# Given task
Starting with the first line of the listing, quote each line exactly until and including the one with "from matplotlib.transforms import offset_copy", leaving pictures out.

◆ ◆ ◆ ◆ ◆ ◆ ◆

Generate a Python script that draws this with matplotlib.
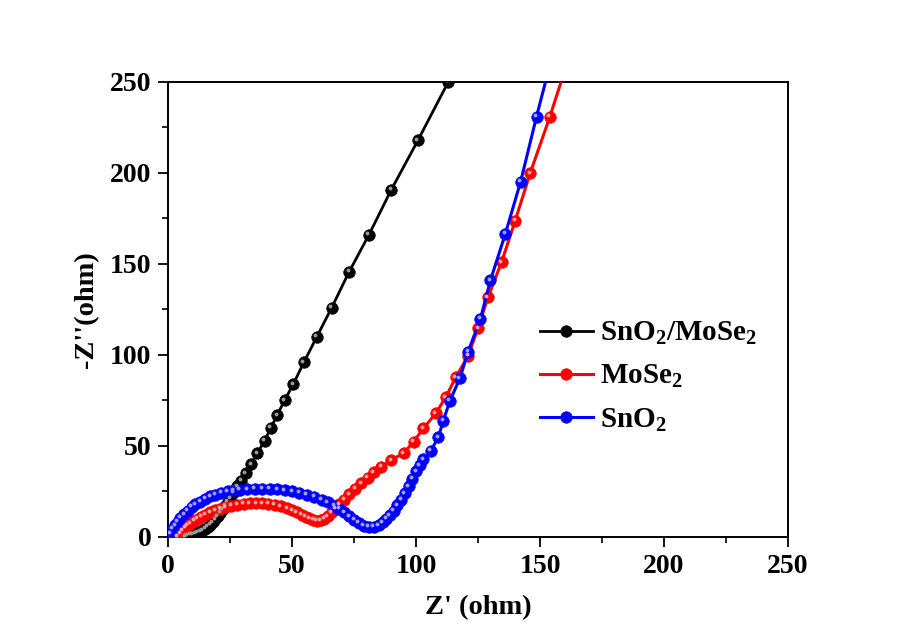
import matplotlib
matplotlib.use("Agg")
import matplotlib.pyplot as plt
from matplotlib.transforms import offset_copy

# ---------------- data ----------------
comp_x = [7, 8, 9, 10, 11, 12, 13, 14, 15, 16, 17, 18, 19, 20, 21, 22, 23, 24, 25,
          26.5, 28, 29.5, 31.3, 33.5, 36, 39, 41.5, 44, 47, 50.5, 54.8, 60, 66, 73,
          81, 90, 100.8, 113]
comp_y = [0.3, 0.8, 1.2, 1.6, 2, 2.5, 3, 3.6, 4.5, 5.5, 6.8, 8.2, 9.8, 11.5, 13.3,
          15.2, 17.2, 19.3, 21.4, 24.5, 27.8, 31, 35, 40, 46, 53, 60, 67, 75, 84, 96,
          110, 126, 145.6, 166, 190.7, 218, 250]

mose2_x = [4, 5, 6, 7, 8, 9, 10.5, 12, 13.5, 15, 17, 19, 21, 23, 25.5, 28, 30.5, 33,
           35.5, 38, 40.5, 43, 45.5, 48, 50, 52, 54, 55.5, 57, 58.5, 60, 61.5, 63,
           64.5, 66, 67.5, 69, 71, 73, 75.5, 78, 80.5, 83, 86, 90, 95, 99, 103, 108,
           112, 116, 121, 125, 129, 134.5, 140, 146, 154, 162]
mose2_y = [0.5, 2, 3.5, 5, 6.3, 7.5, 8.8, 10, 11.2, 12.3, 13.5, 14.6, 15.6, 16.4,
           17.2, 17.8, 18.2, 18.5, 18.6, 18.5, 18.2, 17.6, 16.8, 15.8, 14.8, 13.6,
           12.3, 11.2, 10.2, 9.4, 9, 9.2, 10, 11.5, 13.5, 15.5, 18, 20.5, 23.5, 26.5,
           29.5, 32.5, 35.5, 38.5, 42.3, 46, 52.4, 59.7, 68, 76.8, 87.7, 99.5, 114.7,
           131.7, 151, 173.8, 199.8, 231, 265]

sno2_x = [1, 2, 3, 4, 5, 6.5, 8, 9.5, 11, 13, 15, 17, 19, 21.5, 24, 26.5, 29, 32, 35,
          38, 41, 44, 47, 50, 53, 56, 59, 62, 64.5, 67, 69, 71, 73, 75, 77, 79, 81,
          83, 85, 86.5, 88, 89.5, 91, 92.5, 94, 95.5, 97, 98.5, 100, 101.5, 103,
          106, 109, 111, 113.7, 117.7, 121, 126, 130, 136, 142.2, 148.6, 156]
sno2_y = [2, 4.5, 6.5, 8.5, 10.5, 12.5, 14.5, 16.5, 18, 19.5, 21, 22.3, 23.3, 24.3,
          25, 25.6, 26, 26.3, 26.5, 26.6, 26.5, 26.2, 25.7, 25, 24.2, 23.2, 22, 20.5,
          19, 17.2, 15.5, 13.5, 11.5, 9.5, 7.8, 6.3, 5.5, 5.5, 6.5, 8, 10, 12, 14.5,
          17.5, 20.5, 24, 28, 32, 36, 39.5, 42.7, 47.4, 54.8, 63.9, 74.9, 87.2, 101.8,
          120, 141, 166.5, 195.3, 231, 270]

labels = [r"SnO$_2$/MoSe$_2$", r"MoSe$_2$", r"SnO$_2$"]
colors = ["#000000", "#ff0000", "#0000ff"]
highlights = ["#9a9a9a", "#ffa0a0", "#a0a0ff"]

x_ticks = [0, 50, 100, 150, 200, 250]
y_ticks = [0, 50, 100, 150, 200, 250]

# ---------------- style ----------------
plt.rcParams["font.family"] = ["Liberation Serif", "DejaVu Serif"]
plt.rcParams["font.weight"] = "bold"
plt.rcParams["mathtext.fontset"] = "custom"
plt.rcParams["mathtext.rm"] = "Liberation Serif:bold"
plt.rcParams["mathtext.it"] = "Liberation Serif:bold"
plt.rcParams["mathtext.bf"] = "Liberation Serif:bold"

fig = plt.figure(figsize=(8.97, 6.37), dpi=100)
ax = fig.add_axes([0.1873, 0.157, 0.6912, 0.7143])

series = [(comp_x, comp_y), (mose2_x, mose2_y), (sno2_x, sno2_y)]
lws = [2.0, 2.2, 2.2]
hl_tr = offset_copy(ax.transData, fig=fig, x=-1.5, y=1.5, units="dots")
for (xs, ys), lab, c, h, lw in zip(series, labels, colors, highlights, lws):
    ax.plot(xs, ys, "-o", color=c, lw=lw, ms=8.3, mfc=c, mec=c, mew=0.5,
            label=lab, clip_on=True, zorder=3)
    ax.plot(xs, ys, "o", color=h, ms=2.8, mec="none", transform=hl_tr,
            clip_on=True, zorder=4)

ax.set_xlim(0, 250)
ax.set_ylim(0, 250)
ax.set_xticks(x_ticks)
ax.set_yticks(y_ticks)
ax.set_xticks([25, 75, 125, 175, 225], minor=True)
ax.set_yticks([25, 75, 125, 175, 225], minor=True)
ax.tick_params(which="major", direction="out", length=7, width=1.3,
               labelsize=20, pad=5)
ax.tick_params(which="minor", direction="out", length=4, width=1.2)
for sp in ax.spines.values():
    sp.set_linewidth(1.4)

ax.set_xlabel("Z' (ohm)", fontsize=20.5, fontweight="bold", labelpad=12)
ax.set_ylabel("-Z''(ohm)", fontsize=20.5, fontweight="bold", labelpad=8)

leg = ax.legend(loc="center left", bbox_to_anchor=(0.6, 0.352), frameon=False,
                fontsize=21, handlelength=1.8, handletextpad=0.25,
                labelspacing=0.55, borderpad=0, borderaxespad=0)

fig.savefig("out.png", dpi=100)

◆ ◆ ◆ ◆ ◆ ◆ ◆

# Exercise answer
Generate a Python script that draws this with matplotlib.
import matplotlib
matplotlib.use("Agg")
import matplotlib.pyplot as plt
from matplotlib.transforms import offset_copy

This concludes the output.